Criticism of identity/difference

(i) Problems with identity:
·      Identity is socially constructed (Haslanger 1995, 2005, Hacking 1999, Foucault 1980, Garber 1995) within an unjust system. Hence relying on majority-minority identities discursively reinforces and reproduces the power asymmetry in an unjust system (Fraser 1997, Coulthard 2014, Butler 1999, Connolly 2002), and reflects a simplified account of power (McNay 2008).
·      The essentialist identity of (maternal, caring) “woman” is created by patriarchy (entire section on “Gender and Feminism). See Ruddick 1989 and Gilligan 1993 for a controversial attempt to recoup “essentialist” feminine identity.
·      Identity is exclusionary when transgender identity is excluded in gay and lesbian theorizing (Stone 1991, Lugones 1994).
·      LGBTQ identity alone as a means of resistance is inadequate: identity-based organizing is not immune to the multiplicity of homophobic strategies because identity allows for both resistance and oppression (Sedgwick 1990).
·      Internal variation (by race, class, gender, sexuality, or within their sub-categories) within a specific group identity is ignored (Heyes 2000).
·      A narrow focus on only minority racial, gender, or sexual identity distracts from systemic white perspectives and oppression (Pateman 1988, Young 1990, Di Stefano 1991, Mills 1997, Pateman and Mills 2007, hooks 1981, Mohanty 1991) as well as liberal-capitalist exploitation (Young 1990, P. Williams 1991, Brown 1995, M. Williams 1998, Farred 2000, McNay 2008).
·      A focus on racial, gender, and sexual identity (as opposed to class identity) is due to the reluctance of middle-class whites in academia to examine their privileged economic position.

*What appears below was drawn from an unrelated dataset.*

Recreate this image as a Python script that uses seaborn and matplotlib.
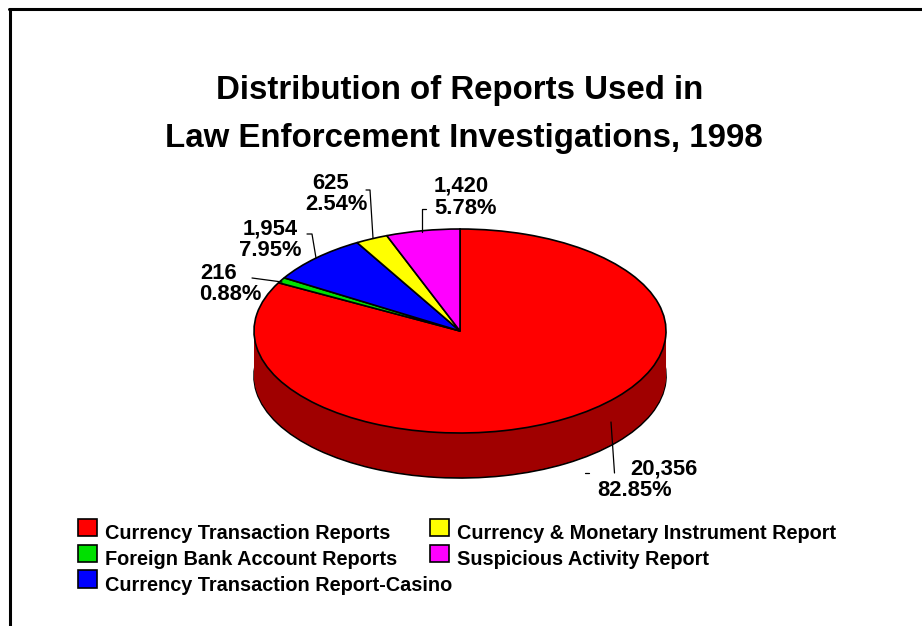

In addition, there may be a focus on racial, gender, and sexual identity (as opposed to class identity) because whites in academia do not recognize their class oppression, displacing this onto others instead (Brown 1995).

(ii) Alternatives to identity:
·      Articulating a future (Zerilli 2005, Weir 2008, Bhambra and Margee 2010, Coole and Frost 2010, Connolly 2011) is important, as opposed to identities premised on the pain of historical oppression (Brown 1995).
·      Meaning, action, feeling, embodiment, affect, time, and space (Protevi 2009, 2011, Butler 2011, Heyes 2007) provide a fuller account of social inequities and existence than identity, which is restrictive (Appiah 1994) and reductive (Spelman 1988).

Arguments against universality 
·      Assimilation to the majority perpetuates hegemony (Young 1990, Card 2007).
·      Color-blindness (not recognizing difference) disguises and perpetuates racism (Appiah and Gutmann 1996).
·      Heterosexuality as a norm is oppressive: varied sexual orientations are immutable and cannot be “cured.”
·      In decolonial and lesbian feminist thought, separatism is the solution (Laforest in Beiner and Norman 2001, Alfred 1999, Asante 2000, Rich 1980, Frye 1983, Wittig 1992).

Arguments for universality (within a coalition)
·      Alliance and coalition formation (Heyes 2000, Young 1997, Cornell 2000) is necessary, as opposed to an exclusive focus on the difference between identities.